Transcribe every line from the top down to the line with "ax = fig.add_axes([67/474, 41/449, (464-67)/474, (408-11)/449])", both ends included, but not the pictures.
### Data extract ###
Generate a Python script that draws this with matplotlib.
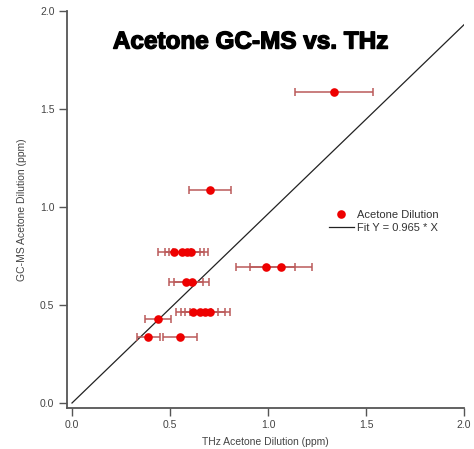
import matplotlib.pyplot as plt
import matplotlib.patheffects as pe
import numpy as np

# THz (x) vs GC-MS (y) acetone dilution, ppm
thz = [1.337, 0.704,
       0.522, 0.562, 0.585, 0.605,
       0.988, 1.067,
       0.582, 0.611,
       0.619, 0.652, 0.679, 0.704,
       0.44,
       0.389, 0.551]
gcms = [1.587, 1.087,
        0.77, 0.77, 0.77, 0.77,
        0.696, 0.696,
        0.619, 0.619,
        0.466, 0.466, 0.466, 0.466,
        0.427,
        0.335, 0.335]
thz_err = [0.2, 0.105,
           0.085, 0.09, 0.09, 0.09,
           0.15, 0.16,
           0.086, 0.09,
           0.09, 0.095, 0.1, 0.1,
           0.067,
           0.058, 0.085]
fit_slope = 0.965
fit_x = [0.0, 2.0]

plt.rcParams['font.family'] = ['Liberation Sans', 'DejaVu Sans']

fig = plt.figure(figsize=(4.74, 4.49), dpi=100)
ax = fig.add_axes([67/474, 41/449, (464-67)/474, (408-11)/449])

ax.errorbar(thz, gcms, xerr=thz_err, fmt='none', ecolor='#bb5a5a', elinewidth=1.1,
            capsize=3.2, capthick=1.1, zorder=2)
ax.plot(thz, gcms, linestyle='None', marker='o', ms=6.2, color='#ee0000',
        markeredgewidth=0, label='Acetone Dilution', zorder=3)
ax.plot(fit_x, [fit_slope*v for v in fit_x], color='#222222', lw=0.9,
        label='Fit Y = 0.965 * X', zorder=1)

ax.set_xlim(-0.0255, 2.0)
ax.set_ylim(-0.0255, 2.0)
ticks = [0.0, 0.5, 1.0, 1.5, 2.0]
ax.set_xticks(ticks)
ax.set_yticks(ticks)
ax.set_xticklabels([f"{t:.1f}" for t in ticks])
ax.set_yticklabels([f"{t:.1f}" for t in ticks])
for s in ['top', 'right']:
    ax.spines[s].set_visible(False)
for s in ['left', 'bottom']:
    ax.spines[s].set_color('#555555')
    ax.spines[s].set_linewidth(1.3)
ax.tick_params(direction='out', length=6, width=1, color='#555555',
               labelsize=7.5, labelcolor='#444444', pad=3)

ax.set_xlabel('THz Acetone Dilution (ppm)', fontsize=7.5, color='#444444', labelpad=5)
ax.set_ylabel('GC-MS Acetone Dilution (ppm)', fontsize=7.5, color='#444444', labelpad=9)

fig.text(250.5/474, 1 - 42/449, 'Acetone GC-MS vs. THz', ha='center', va='center',
         fontsize=17.5, fontweight='bold', color='black',
         path_effects=[pe.withStroke(linewidth=1.0, foreground='black')])

ax.legend(loc='center left', bbox_to_anchor=(0.635, 0.47), frameon=False,
          fontsize=8, handlelength=2.2, handletextpad=0.35, labelspacing=0.3,
          labelcolor='#333333')

fig.savefig('out.png', dpi=100)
###
▶ Task result
Generate a Python script that draws this with matplotlib.
import matplotlib.pyplot as plt
import matplotlib.patheffects as pe
import numpy as np

# THz (x) vs GC-MS (y) acetone dilution, ppm
thz = [1.337, 0.704,
       0.522, 0.562, 0.585, 0.605,
       0.988, 1.067,
       0.582, 0.611,
       0.619, 0.652, 0.679, 0.704,
       0.44,
       0.389, 0.551]
gcms = [1.587, 1.087,
        0.77, 0.77, 0.77, 0.77,
        0.696, 0.696,
        0.619, 0.619,
        0.466, 0.466, 0.466, 0.466,
        0.427,
        0.335, 0.335]
thz_err = [0.2, 0.105,
           0.085, 0.09, 0.09, 0.09,
           0.15, 0.16,
           0.086, 0.09,
           0.09, 0.095, 0.1, 0.1,
           0.067,
           0.058, 0.085]
fit_slope = 0.965
fit_x = [0.0, 2.0]

plt.rcParams['font.family'] = ['Liberation Sans', 'DejaVu Sans']

fig = plt.figure(figsize=(4.74, 4.49), dpi=100)
ax = fig.add_axes([67/474, 41/449, (464-67)/474, (408-11)/449])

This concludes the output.